## INPUT

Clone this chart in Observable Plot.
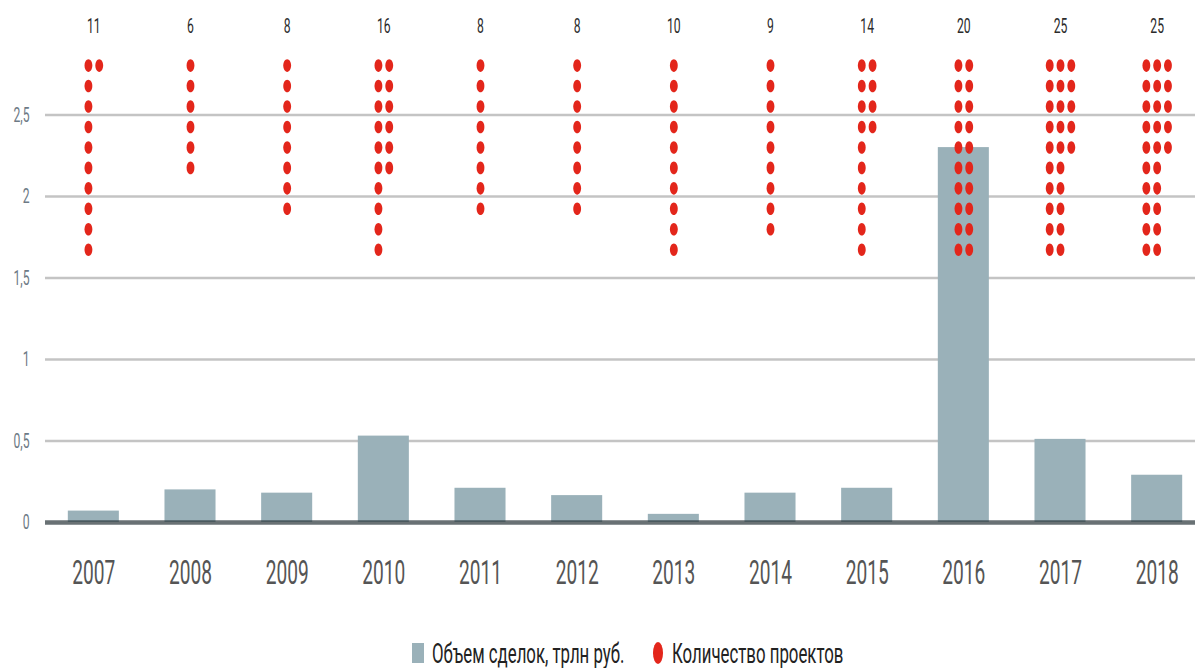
<!DOCTYPE html>
<html>
<head>
<meta charset="utf-8">
<script src="https://cdn.jsdelivr.net/npm/d3@7"></script>
<script src="https://cdn.jsdelivr.net/npm/@observablehq/plot@0.6"></script>
<style>
  html, body { margin: 0; padding: 0; background: #fff; }
  #chart { width: 1195px; height: 610px; }
  .legend { position: relative; width: 1195px; height: 58px; font-family: Roboto, "Noto Sans", sans-serif; }
  .legend .item { position: absolute; top: 14px; height: 58px; display: flex; align-items: center; }
  .legend .lab { display: inline-block; font-size: 28px; color: #222; transform-origin: left center; transform: scaleX(0.6); white-space: nowrap; }
  .legend .sw { display: inline-block; width: 12px; height: 20px; background: #9ab1b9; margin-right: 8px; }
  .legend .el { display: inline-block; width: 10px; height: 22px; border-radius: 50%; background: #e3261b; margin-right: 9px; }
</style>
</head>
<body>
<div id="chart"></div>
<div class="legend">
  <div class="item" style="left:412px"><span class="sw"></span><span class="lab">Объем сделок, трлн руб.</span></div>
  <div class="item" style="left:653px"><span class="el"></span><span class="lab">Количество проектов</span></div>
</div>
<script>
const years = [2007, 2008, 2009, 2010, 2011, 2012, 2013, 2014, 2015, 2016, 2017, 2018];
const volume = [0.07, 0.2, 0.18, 0.53, 0.21, 0.165, 0.05, 0.18, 0.21, 2.3, 0.51, 0.29];
const projects = [11, 6, 8, 16, 8, 8, 10, 9, 14, 20, 25, 25];
const yTicks = [0, 0.5, 1, 1.5, 2, 2.5];

const bars = years.map((y, i) => ({year: String(y), volume: volume[i], projects: projects[i]}));

// dot grid: columns of 10 stacked downward from the top, columns centred on the year
const perCol = 10, topValue = 2.803, rowStep = 0.1255, colGap = 10.8;
const dots = [];
bars.forEach(b => {
  const nCols = Math.ceil(b.projects / perCol);
  for (let k = 0; k < b.projects; k++) {
    const col = Math.floor(k / perCol), row = k % perCol;
    dots.push({year: b.year, y: topValue - row * rowStep, offset: (col - (nCols - 1) / 2) * colGap});
  }
});
const offsets = Array.from(new Set(dots.map(d => d.offset))).sort((a, b) => a - b);

const ellipse = {
  draw(ctx, size) {
    const r = Math.sqrt(size / Math.PI);
    const rx = r * 0.62, ry = r, k = 0.5523;
    ctx.moveTo(rx, 0);
    ctx.bezierCurveTo(rx, k * ry, k * rx, ry, 0, ry);
    ctx.bezierCurveTo(-k * rx, ry, -rx, k * ry, -rx, 0);
    ctx.bezierCurveTo(-rx, -k * ry, -k * rx, -ry, 0, -ry);
    ctx.bezierCurveTo(k * rx, -ry, rx, -k * ry, rx, 0);
    ctx.closePath();
  }
};

const fmt = d => String(d).replace(".", ",");

const plot = Plot.plot({
  width: 1195,
  height: 610,
  marginLeft: 45,
  marginRight: 0,
  marginTop: 0,
  marginBottom: 88,
  style: {fontFamily: "Roboto, 'Noto Sans', sans-serif", background: "#fff"},
  x: {domain: years.map(String), range: [45, 1205], paddingInner: 0.472, paddingOuter: 0.236, round: false},
  y: {domain: [0, 2.5], range: [522, 114.5]},
  marks: [
    Plot.ruleY(yTicks.filter(t => t > 0), {stroke: "#c4c4c4", strokeWidth: 2.5}),
    Plot.barY(bars, {x: "year", y: "volume", fill: "#9ab1b9"}),
    Plot.ruleY([0], {stroke: "#2a3539", strokeOpacity: 0.7, strokeWidth: 4.5}),
    ...offsets.map(o => Plot.dot(dots.filter(d => d.offset === o), {
      x: "year", y: "y", dx: o, r: 6.3, symbol: ellipse, fill: "#e3261b", stroke: "none"
    })),
    Plot.text(bars, {x: "year", text: d => String(d.projects), frameAnchor: "top", dy: 26, fontSize: 21, fill: "#2b2b2b", lineAnchor: "middle"}),
    Plot.axisX({tickSize: 0, tickPadding: 51, fontSize: 33, fill: "#555", lineAnchor: "middle", label: null}),
    Plot.axisY(yTicks, {tickSize: 0, tickPadding: 16, fontSize: 21, fill: "#6d7a85", tickFormat: fmt, label: null})
  ]
});

document.getElementById("chart").appendChild(plot);

// condense all text horizontally around its anchor, as in the reference typeface
const factor = 0.58;
plot.querySelectorAll("text").forEach(t => {
  const tr = t.getAttribute("transform");
  if (tr) {
    t.setAttribute("transform", tr + ` scale(${factor},1)`);
  } else {
    const x = +(t.getAttribute("x") || 0);
    t.setAttribute("transform", `translate(${x},0) scale(${factor},1) translate(${-x},0)`);
  }
});
</script>
</body>
</html>
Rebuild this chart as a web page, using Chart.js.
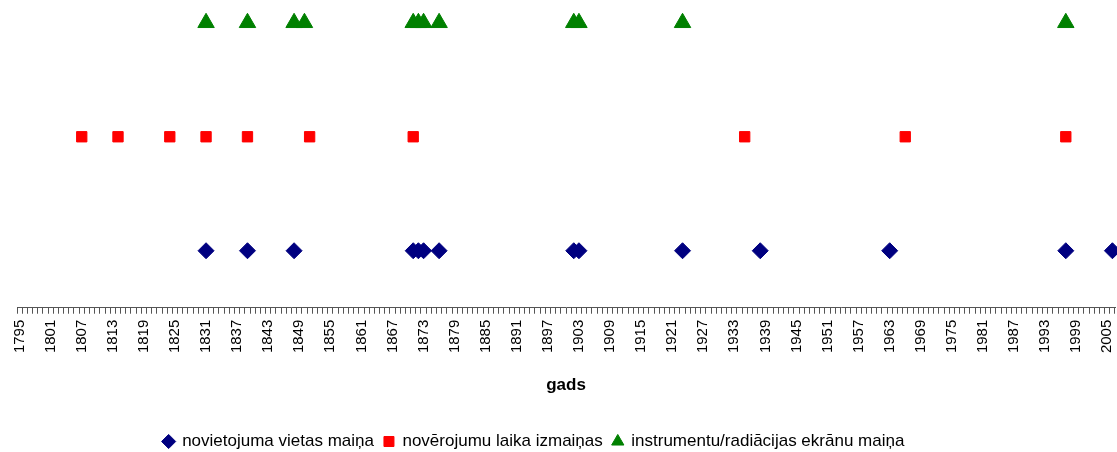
<!DOCTYPE html>
<html lang="lv">
<head>
<meta charset="UTF-8">
<title>Novērojumu vietas izmaiņas</title>
<script src="https://cdn.jsdelivr.net/npm/chart.js@4"></script>
<style>
  html, body { margin:0; padding:0; background:#fff; }
  #wrap { width:1117px; height:452px; }
</style>
</head>
<body>
<div id="wrap"><canvas id="c" width="1117" height="452"></canvas></div>
<script>
// x axis: every year 1795..2006, label each 6th
const firstYear = 1795, lastYear = 2006;
const years = [];
for (let y = firstYear; y <= lastYear; y++) years.push(y);

// event years
const siteYears  = [1831, 1839, 1848, 1871, 1872, 1873, 1876, 1902, 1903, 1923, 1938, 1963, 1997, 2006];
const timeYears  = [1807, 1814, 1824, 1831, 1839, 1851, 1871, 1935, 1966, 1997];
const instrYears = [1831, 1839, 1848, 1850, 1871, 1872, 1873, 1876, 1902, 1903, 1923, 1997];

// row of each series
const siteLevel = 1, timeLevel = 2, instrLevel = 3;

const seriesNames = [
  "novietojuma vietas maiņa",
  "novērojumu laika izmaiņas",
  "instrumentu/radiācijas ekrānu maiņa"
];

const toPts = (arr, lvl) => arr.map(y => ({x: y, y: lvl}));

Chart.defaults.font.family = "'Liberation Sans', Arial, sans-serif";
Chart.defaults.color = "#000";

// legend in the picture sits a bit left of centre and lower down
const legendShift = {
  id: "legendShift",
  afterLayout(chart) {
    const l = chart.legend;
    l.left -= 32; l.right -= 32;
    l.top += 8; l.bottom += 8;
  }
};

new Chart(document.getElementById("c"), {
  type: "line",
  data: {
    labels: years,
    datasets: [
      { label: seriesNames[0], data: toPts(siteYears, siteLevel), showLine:false,
        pointStyle:"rectRot", pointRadius:8, backgroundColor:"#000080", borderColor:"#000080", borderWidth:1 },
      { label: seriesNames[1], data: toPts(timeYears, timeLevel), showLine:false,
        pointStyle:"rect", pointRadius:7.3, backgroundColor:"#ff0000", borderColor:"#ff0000", borderWidth:1 },
      { label: seriesNames[2], data: toPts(instrYears, instrLevel), showLine:false,
        pointStyle:"triangle", pointRadius:9.5, backgroundColor:"#008000", borderColor:"#008000", borderWidth:1 }
    ]
  },
  options: {
    responsive:false, animation:false,
    layout: { autoPadding:false, padding: { left:17, right:2, top:0, bottom:0 } },
    plugins: {
      legend: {
        position:"bottom",
        labels: { usePointStyle:true, boxHeight:10, boxWidth:10, padding:10, color:"#000",
                  font:{ size:17 } }
      },
      tooltip: { enabled:false }
    },
    scales: {
      x: {
        type:"category", offset:true,
        afterFit(s) { s.paddingLeft = 0; s.paddingRight = 0; },
        grid: { offset:true, drawOnChartArea:false, drawTicks:true, tickLength:6, color:"#555" },
        border: { color:"#555", width:1 },
        ticks: {
          autoSkip:false, minRotation:90, maxRotation:90, padding:6,
          font:{ size:15 }, color:"#000",
          callback: function(v, i) { const y = years[i]; return (y - firstYear) % 6 === 0 ? String(y) : ""; }
        },
        title: { display:true, text:"gads", font:{ size:17, weight:"bold" }, color:"#000", padding:{ top:16, bottom:19.5 } }
      },
      y: { display:false, min:0.5, max:3.2 }
    }
  },
  plugins: [legendShift]
});
</script>
</body>
</html>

## YOUR OBJECTIVE
Pull out every line of the records above that contains the word "this".

## RESULT OF THE TASK
Clone this chart in Observable Plot.
Rebuild this chart as a web page, using Chart.js.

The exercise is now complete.